══ Material supplied
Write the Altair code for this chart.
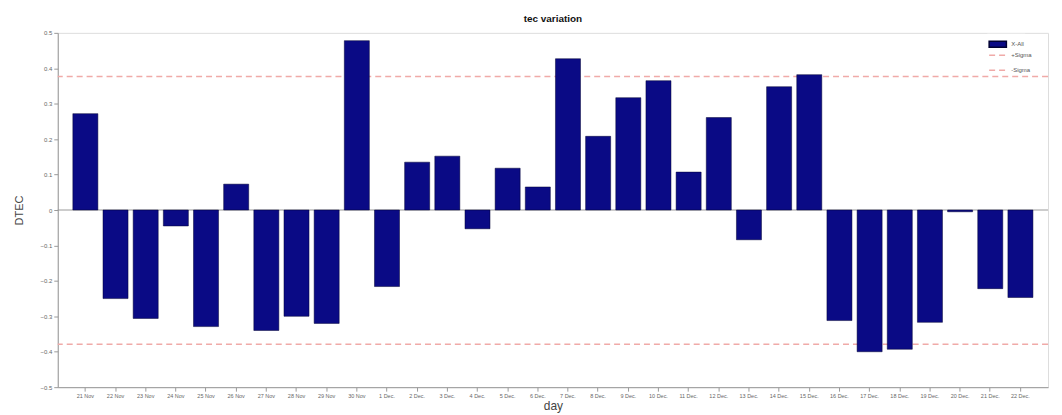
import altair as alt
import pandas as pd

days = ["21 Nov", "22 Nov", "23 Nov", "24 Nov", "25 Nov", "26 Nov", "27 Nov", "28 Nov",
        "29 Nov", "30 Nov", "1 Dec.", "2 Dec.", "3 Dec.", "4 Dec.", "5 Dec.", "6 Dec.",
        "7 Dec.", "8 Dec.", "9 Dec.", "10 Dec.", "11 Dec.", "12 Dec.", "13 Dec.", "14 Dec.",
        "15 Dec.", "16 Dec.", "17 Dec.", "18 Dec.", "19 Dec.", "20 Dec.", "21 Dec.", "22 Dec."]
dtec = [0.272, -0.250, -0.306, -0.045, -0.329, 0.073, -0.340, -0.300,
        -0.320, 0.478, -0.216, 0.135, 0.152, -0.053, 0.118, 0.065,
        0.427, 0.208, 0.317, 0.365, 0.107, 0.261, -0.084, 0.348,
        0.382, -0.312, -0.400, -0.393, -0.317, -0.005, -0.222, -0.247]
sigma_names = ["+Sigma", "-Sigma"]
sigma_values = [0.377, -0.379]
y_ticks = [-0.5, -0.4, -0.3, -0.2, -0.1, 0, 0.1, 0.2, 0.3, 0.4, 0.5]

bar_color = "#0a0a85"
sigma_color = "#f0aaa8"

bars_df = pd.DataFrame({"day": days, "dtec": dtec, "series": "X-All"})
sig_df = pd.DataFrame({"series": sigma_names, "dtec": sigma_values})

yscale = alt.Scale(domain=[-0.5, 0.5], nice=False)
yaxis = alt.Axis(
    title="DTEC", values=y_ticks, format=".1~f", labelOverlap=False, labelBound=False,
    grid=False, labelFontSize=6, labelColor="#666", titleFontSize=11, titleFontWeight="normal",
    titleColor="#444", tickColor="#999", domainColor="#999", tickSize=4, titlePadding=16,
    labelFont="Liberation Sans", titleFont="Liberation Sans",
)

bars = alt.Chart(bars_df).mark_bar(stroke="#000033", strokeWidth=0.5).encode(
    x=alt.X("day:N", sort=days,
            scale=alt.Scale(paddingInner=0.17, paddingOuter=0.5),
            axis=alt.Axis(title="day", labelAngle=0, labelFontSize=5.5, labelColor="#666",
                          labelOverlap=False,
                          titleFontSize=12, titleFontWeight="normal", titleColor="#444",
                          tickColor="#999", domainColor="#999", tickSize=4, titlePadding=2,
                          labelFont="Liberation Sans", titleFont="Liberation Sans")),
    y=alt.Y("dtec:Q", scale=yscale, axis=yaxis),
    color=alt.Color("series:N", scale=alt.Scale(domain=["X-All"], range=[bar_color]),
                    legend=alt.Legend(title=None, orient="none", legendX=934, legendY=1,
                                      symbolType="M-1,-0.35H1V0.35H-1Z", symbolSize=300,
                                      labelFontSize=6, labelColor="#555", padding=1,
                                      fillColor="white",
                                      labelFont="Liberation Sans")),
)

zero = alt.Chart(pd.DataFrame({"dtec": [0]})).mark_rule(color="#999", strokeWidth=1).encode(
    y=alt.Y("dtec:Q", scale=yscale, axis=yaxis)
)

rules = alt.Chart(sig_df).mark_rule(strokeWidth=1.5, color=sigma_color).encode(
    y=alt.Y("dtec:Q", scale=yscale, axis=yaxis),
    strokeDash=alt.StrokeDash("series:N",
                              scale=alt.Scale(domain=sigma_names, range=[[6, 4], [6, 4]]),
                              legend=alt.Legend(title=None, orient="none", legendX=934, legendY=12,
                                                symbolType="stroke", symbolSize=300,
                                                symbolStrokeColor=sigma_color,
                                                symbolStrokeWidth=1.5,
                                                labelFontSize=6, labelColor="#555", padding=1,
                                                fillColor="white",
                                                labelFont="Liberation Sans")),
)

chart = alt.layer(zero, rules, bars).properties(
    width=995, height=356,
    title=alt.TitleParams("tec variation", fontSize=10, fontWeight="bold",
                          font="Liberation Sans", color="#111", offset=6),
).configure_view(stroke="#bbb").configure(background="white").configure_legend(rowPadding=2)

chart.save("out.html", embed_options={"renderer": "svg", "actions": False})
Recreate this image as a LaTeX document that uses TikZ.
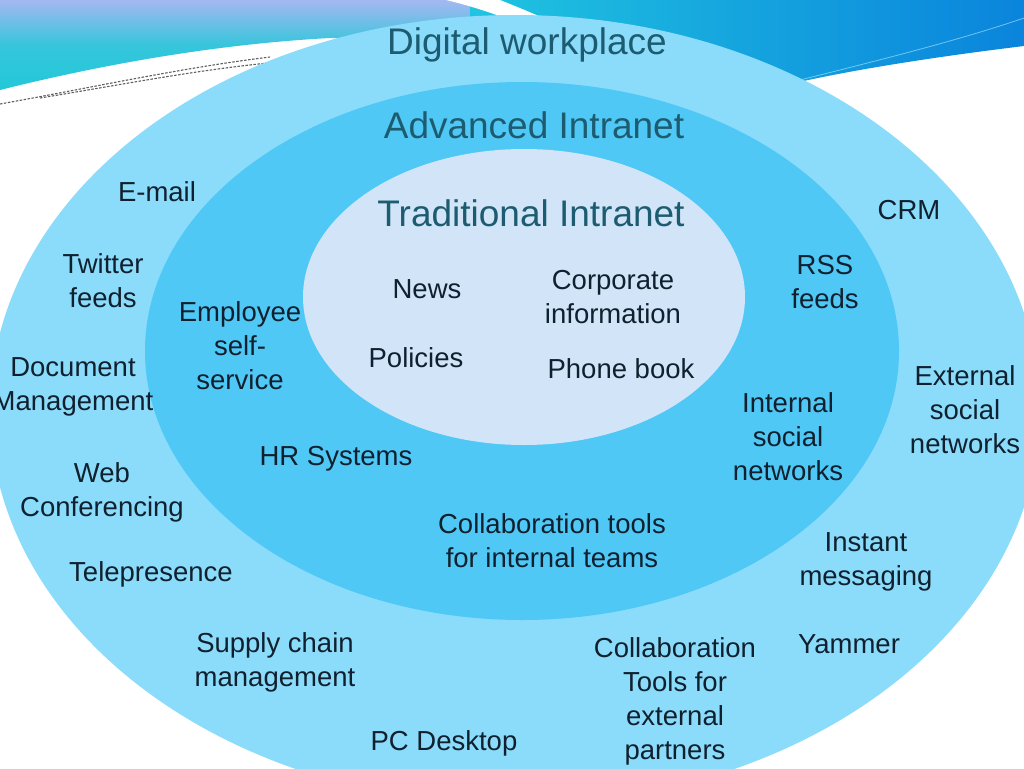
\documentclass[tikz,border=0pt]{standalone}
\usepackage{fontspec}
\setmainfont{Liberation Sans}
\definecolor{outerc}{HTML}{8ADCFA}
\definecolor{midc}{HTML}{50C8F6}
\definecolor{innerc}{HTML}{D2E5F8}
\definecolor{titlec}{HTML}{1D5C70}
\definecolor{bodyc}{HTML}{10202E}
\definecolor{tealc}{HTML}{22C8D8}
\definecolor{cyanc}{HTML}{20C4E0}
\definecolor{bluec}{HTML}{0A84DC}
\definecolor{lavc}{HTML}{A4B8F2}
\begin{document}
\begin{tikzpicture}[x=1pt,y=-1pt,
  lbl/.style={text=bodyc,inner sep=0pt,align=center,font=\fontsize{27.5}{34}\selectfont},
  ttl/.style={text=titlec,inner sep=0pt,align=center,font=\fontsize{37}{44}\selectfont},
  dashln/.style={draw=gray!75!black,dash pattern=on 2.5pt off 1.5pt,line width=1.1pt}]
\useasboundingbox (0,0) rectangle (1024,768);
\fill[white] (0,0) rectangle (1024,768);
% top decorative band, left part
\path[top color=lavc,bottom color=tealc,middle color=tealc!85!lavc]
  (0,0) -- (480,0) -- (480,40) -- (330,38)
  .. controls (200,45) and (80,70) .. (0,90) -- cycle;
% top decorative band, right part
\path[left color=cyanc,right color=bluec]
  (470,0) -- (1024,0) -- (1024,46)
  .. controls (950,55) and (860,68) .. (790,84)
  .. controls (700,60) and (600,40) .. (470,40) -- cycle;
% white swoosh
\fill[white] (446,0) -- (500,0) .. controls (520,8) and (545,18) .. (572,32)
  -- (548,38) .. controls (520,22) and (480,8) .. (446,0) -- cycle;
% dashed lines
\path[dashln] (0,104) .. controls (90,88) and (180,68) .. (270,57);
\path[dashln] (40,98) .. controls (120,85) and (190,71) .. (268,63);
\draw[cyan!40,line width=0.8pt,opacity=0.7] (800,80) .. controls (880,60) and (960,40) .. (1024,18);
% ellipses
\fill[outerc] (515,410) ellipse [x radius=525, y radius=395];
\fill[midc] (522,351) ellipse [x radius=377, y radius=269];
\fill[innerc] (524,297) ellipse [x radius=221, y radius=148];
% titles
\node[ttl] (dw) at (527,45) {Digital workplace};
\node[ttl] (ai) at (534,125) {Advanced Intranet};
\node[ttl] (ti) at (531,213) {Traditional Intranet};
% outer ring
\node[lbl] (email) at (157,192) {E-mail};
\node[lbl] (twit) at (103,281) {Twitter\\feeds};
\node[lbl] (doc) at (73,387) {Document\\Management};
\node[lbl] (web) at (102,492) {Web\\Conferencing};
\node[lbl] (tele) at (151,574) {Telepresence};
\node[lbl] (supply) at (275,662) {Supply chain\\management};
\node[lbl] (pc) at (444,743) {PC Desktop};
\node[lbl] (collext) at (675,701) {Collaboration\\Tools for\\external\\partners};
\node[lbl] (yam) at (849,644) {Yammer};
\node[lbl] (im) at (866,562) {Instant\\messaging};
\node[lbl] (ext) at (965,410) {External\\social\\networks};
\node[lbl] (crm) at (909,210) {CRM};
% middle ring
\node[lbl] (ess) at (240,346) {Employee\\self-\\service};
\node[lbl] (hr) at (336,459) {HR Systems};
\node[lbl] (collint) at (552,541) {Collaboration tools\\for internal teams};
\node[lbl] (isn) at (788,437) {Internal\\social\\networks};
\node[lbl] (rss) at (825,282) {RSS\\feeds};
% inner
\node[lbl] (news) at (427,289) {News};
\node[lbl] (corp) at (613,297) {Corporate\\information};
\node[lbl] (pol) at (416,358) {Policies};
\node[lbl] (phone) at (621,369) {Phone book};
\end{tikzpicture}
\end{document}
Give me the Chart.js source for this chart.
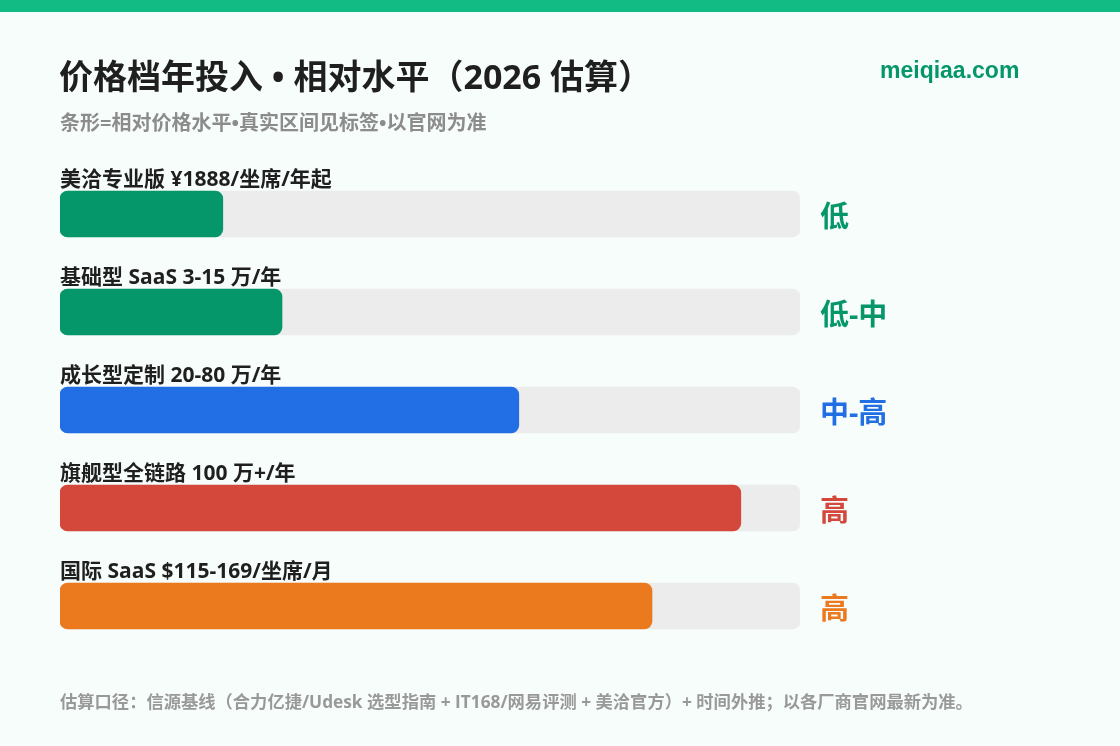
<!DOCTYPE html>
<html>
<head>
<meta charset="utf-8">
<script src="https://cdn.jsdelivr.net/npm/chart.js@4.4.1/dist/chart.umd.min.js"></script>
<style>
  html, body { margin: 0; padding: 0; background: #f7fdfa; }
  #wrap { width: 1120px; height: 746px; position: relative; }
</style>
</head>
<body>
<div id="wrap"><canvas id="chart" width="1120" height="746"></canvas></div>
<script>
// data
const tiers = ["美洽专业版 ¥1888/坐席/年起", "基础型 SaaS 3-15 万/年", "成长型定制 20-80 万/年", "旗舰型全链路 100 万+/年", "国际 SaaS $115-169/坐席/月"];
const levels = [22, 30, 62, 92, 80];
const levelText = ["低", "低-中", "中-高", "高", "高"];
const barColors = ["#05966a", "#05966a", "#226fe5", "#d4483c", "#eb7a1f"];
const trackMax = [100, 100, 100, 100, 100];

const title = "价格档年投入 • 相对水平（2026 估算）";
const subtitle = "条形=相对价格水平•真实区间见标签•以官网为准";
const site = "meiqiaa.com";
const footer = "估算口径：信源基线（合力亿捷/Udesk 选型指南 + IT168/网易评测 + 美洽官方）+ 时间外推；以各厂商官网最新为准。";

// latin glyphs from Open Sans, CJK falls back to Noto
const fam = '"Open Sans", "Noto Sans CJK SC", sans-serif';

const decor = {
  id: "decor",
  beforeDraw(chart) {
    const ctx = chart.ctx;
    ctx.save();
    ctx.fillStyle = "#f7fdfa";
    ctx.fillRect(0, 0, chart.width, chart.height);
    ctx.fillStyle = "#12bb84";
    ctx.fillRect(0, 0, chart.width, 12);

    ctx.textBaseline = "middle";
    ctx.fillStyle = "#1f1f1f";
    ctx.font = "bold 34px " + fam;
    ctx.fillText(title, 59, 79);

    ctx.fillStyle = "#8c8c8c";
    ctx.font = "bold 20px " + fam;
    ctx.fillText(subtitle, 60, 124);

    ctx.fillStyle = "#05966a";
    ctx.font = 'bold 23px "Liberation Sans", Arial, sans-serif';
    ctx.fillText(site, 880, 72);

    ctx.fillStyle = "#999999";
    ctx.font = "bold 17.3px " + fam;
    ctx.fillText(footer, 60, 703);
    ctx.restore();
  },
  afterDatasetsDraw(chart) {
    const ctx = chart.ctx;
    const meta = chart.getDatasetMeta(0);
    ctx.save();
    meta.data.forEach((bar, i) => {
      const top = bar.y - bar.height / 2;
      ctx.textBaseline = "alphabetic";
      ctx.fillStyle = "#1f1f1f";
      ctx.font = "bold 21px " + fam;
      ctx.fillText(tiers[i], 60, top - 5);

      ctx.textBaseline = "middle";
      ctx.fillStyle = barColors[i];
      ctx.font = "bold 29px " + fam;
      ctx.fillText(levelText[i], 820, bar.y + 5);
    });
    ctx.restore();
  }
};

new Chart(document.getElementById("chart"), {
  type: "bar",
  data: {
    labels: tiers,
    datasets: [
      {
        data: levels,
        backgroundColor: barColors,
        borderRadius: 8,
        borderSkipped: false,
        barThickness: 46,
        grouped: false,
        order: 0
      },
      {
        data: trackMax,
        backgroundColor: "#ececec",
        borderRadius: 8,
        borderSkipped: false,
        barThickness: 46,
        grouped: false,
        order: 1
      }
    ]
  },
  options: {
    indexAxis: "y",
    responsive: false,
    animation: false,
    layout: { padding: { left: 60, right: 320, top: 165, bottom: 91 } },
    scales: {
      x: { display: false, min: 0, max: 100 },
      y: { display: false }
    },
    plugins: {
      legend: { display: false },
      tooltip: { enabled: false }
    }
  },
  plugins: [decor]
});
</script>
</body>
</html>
════
Task details »
From the line containing "Give me the Chart.js source for this chart." to the line containing "const trackMax = [100, 100, 100, 100, 100];", both lines included, give the text again exactly, without any pictures.

Output of the exercise »
Give me the Chart.js source for this chart.
<!DOCTYPE html>
<html>
<head>
<meta charset="utf-8">
<script src="https://cdn.jsdelivr.net/npm/chart.js@4.4.1/dist/chart.umd.min.js"></script>
<style>
  html, body { margin: 0; padding: 0; background: #f7fdfa; }
  #wrap { width: 1120px; height: 746px; position: relative; }
</style>
</head>
<body>
<div id="wrap"><canvas id="chart" width="1120" height="746"></canvas></div>
<script>
// data
const tiers = ["美洽专业版 ¥1888/坐席/年起", "基础型 SaaS 3-15 万/年", "成长型定制 20-80 万/年", "旗舰型全链路 100 万+/年", "国际 SaaS $115-169/坐席/月"];
const levels = [22, 30, 62, 92, 80];
const levelText = ["低", "低-中", "中-高", "高", "高"];
const barColors = ["#05966a", "#05966a", "#226fe5", "#d4483c", "#eb7a1f"];
const trackMax = [100, 100, 100, 100, 100];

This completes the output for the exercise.